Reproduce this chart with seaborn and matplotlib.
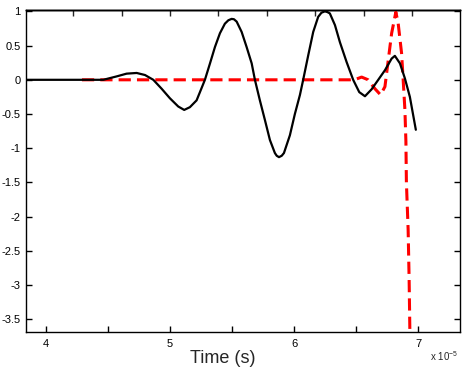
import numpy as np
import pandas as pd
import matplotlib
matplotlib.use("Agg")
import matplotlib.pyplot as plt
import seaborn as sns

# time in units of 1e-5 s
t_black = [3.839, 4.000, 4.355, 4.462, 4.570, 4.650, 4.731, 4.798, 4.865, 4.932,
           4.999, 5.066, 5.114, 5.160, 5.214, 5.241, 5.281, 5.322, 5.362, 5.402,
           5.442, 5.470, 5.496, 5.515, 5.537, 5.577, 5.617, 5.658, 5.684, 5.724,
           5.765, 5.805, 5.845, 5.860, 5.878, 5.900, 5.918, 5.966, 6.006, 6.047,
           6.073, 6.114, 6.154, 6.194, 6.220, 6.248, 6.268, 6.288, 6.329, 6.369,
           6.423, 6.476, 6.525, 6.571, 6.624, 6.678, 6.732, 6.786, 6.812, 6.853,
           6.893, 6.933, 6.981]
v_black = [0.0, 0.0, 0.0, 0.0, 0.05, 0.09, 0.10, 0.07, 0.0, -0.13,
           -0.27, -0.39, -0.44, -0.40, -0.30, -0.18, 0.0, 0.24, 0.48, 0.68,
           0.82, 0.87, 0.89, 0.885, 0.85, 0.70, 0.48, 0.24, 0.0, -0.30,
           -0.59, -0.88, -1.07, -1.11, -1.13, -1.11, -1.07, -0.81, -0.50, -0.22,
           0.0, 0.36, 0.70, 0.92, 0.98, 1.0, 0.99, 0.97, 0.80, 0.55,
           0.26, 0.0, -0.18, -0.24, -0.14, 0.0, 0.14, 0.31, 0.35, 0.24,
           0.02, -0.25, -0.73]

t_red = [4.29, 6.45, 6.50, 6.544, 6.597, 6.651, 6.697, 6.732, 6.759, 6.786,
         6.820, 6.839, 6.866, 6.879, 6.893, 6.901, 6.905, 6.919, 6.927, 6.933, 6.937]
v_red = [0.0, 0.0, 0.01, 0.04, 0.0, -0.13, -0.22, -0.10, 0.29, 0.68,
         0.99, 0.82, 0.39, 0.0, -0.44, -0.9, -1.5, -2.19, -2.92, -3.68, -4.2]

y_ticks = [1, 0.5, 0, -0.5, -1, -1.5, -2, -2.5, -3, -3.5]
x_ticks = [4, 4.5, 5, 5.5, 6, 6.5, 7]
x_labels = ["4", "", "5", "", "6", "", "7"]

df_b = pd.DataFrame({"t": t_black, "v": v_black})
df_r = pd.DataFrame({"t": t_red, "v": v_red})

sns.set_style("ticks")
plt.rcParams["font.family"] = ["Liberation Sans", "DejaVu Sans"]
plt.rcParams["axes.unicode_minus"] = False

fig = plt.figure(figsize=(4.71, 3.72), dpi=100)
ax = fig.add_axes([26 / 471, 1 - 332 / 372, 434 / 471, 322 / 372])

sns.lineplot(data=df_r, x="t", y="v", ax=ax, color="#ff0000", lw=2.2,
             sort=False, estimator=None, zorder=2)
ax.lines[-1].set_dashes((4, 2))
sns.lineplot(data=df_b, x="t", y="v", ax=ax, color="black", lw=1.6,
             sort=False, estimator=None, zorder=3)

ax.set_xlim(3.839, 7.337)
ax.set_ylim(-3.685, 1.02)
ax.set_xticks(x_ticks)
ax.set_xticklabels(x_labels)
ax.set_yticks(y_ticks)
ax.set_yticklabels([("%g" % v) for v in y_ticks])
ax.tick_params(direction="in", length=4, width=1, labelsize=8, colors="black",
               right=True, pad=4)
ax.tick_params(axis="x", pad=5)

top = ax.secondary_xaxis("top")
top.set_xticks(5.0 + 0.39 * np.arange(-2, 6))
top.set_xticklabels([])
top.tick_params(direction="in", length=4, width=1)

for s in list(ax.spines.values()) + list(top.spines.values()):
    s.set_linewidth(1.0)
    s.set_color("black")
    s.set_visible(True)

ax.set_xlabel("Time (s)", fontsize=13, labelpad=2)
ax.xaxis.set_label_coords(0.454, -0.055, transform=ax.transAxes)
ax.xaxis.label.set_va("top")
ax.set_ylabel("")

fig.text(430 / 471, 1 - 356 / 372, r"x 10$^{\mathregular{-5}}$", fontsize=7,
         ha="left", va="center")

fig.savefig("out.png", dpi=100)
--------
### Description of the task
Pictures are excluded; extract exactly the lines from the start of the data through the line that holds "0.02, -0.25, -0.73]", both ends included.

### Expected output
Reproduce this chart with seaborn and matplotlib.
import numpy as np
import pandas as pd
import matplotlib
matplotlib.use("Agg")
import matplotlib.pyplot as plt
import seaborn as sns

# time in units of 1e-5 s
t_black = [3.839, 4.000, 4.355, 4.462, 4.570, 4.650, 4.731, 4.798, 4.865, 4.932,
           4.999, 5.066, 5.114, 5.160, 5.214, 5.241, 5.281, 5.322, 5.362, 5.402,
           5.442, 5.470, 5.496, 5.515, 5.537, 5.577, 5.617, 5.658, 5.684, 5.724,
           5.765, 5.805, 5.845, 5.860, 5.878, 5.900, 5.918, 5.966, 6.006, 6.047,
           6.073, 6.114, 6.154, 6.194, 6.220, 6.248, 6.268, 6.288, 6.329, 6.369,
           6.423, 6.476, 6.525, 6.571, 6.624, 6.678, 6.732, 6.786, 6.812, 6.853,
           6.893, 6.933, 6.981]
v_black = [0.0, 0.0, 0.0, 0.0, 0.05, 0.09, 0.10, 0.07, 0.0, -0.13,
           -0.27, -0.39, -0.44, -0.40, -0.30, -0.18, 0.0, 0.24, 0.48, 0.68,
           0.82, 0.87, 0.89, 0.885, 0.85, 0.70, 0.48, 0.24, 0.0, -0.30,
           -0.59, -0.88, -1.07, -1.11, -1.13, -1.11, -1.07, -0.81, -0.50, -0.22,
           0.0, 0.36, 0.70, 0.92, 0.98, 1.0, 0.99, 0.97, 0.80, 0.55,
           0.26, 0.0, -0.18, -0.24, -0.14, 0.0, 0.14, 0.31, 0.35, 0.24,
           0.02, -0.25, -0.73]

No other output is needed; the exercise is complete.